By: Sophie Boot

Evolve Education shares last traded at 78 cents, and have fallen 22 per cent this year

Evolve Education said first-half profit more than halved as occupancy rates dropped and it took a $3 million GST impairment. The early childhood education centre operator maintained its forecasts for the full year.

Consistent with previous guidance, net profit fell to $4 million in the six months to Sept. 30, including the impairment which related to historic GST treatment of payments to home-based workers. Excluding that, profit was $7 million, compared to $8.8 million in the previous first half. Revenue rose 7 per cent to $81.3 million.

When Evolve warned of the expected fall in August, chair Alistair Ryan said it was disappointing and the company had been slow to react but was confident it could turn it around in the second half.
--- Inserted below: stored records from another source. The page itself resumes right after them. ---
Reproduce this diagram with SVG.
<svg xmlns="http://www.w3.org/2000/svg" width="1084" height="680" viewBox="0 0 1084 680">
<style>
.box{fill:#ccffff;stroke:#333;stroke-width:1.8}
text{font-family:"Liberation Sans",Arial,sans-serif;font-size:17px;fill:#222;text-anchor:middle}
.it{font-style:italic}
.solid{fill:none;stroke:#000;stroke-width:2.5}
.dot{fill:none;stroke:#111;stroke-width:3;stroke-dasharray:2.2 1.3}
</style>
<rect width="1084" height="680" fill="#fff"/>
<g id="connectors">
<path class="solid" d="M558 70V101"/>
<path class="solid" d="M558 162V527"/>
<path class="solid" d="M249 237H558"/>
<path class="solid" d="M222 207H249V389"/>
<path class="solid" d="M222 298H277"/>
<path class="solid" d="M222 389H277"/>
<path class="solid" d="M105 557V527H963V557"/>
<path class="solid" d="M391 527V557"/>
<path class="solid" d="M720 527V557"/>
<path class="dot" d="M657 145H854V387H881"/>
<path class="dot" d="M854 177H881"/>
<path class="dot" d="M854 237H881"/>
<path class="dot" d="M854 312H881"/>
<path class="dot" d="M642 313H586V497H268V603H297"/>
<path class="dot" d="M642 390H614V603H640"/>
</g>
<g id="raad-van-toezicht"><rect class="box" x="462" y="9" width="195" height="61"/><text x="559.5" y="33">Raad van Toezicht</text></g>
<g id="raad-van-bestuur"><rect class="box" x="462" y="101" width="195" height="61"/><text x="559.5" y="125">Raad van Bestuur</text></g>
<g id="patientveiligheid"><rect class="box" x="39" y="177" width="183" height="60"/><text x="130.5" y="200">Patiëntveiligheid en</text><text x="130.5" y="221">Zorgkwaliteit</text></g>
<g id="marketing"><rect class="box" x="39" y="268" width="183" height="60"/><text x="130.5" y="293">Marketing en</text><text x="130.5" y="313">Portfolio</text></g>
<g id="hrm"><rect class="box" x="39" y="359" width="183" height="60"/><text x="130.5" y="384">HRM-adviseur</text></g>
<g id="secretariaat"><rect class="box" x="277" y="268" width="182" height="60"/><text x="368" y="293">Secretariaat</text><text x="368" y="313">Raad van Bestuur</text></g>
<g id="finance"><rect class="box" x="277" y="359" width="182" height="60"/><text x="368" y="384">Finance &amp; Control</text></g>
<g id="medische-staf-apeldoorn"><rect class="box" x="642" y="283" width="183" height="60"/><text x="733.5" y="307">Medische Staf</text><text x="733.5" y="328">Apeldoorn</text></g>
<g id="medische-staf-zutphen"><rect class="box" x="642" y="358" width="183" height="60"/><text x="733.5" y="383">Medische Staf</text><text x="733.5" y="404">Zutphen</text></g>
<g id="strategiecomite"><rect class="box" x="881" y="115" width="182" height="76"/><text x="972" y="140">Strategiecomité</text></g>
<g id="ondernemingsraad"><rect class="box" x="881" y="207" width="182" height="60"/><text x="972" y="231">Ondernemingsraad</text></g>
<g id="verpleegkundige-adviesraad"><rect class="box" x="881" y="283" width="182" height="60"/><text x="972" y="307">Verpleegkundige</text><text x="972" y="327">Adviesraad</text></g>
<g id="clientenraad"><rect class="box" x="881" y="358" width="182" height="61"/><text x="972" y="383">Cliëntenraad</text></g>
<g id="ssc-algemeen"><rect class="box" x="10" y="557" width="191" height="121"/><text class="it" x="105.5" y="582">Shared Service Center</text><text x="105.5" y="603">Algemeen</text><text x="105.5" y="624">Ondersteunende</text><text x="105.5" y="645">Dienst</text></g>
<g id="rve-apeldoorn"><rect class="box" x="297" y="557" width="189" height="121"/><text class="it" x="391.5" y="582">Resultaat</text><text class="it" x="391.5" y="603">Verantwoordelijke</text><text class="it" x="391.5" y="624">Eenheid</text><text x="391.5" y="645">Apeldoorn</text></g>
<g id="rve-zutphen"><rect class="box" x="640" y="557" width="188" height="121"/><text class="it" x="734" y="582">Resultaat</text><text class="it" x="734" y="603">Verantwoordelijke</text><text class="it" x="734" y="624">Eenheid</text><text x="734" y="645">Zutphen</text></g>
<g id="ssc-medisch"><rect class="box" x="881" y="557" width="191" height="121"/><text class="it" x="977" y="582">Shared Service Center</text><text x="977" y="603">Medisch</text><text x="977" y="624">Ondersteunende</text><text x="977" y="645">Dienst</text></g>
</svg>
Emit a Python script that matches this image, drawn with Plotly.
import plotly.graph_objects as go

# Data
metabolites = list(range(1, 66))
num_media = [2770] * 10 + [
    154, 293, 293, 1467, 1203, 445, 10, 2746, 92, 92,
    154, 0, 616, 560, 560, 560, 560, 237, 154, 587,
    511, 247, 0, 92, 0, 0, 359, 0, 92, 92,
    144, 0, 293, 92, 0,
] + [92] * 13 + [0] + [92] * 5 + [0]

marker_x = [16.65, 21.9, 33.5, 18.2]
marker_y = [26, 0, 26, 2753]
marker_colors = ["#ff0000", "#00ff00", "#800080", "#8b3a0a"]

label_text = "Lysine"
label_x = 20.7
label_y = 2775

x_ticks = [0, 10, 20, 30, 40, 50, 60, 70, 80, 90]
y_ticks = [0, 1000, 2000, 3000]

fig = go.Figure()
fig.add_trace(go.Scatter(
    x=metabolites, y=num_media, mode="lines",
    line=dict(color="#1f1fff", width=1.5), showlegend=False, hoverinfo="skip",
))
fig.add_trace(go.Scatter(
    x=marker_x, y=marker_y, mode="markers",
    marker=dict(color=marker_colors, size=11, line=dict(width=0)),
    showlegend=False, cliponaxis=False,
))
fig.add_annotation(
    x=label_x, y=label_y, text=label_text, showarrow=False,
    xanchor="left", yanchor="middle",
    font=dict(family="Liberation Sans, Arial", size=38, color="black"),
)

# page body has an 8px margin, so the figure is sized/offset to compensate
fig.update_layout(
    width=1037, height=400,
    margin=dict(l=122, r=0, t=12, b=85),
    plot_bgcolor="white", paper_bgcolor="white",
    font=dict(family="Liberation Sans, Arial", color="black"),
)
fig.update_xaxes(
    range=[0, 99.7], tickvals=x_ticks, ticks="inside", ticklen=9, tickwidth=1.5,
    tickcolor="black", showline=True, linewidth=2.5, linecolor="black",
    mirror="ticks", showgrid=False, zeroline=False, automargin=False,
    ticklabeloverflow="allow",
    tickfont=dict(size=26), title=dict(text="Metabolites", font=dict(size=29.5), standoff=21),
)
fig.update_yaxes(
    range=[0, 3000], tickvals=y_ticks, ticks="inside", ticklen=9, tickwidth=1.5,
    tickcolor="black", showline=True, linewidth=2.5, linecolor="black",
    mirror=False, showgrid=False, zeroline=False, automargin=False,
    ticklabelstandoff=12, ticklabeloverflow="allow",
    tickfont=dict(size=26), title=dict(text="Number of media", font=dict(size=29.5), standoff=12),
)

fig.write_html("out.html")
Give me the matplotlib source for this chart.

Chief executive Alan Wham resigned shortly afterwards, to be replaced by Mark Finlay, a former director and founder and managing director of the Lollipops Educare Group.

Finlay said today that the company is still targeting net profit before non-recurring items between $14 million and $15 million in the current financial year, and that will depend on strong enrolment levels in calendar 2018 and “further cost reduction initiatives”.

Home-based services revenues have “continued to deteriorate”, dropping to $10.9 million in the first half from $12.7 million a year earlier, which the company said had been impacted by the costs and distraction of compliance activities. A comprehensive business review is being undertaken, it said.

Centre occupancy fell 2 percentage points to 81 per cent on a same-centre basis in the first half, but there were early signs of recovery in the second quarter, it said. Occupancy of its 15 centres bought in the 2017 financial year rose 2 percentage points to 70 per cent.

In the first half, Evolve bought seven existing centres for a total of $9.9 million and opened two new centres, meaning it now has 126 in total.

The company will open a third new centre in West Auckland this month, and plans to open a further four in the next year, all in the North Island.

Finlay said the company is “taking a cautious approach to acquiring existing centres given the high price expectations of owners and a general lack of quality centres coming to the market.”

“This quieter period for centre acquisition is enabling us to focus on improving operational effectiveness and efficiencies across our existing portfolio of early learning centres, and pursuing growth through the development of new centres,” he said. “Our approach will continue to be to actively manage the portfolio, particularly those centres that do not meet our financial or operating targets.”

Evolve declared a 2.5 cent per share interim dividend, unchanged from the previous year, and payable on Dec. 20.

The shares last traded at 78 cents, and have fallen 22 per cent this year.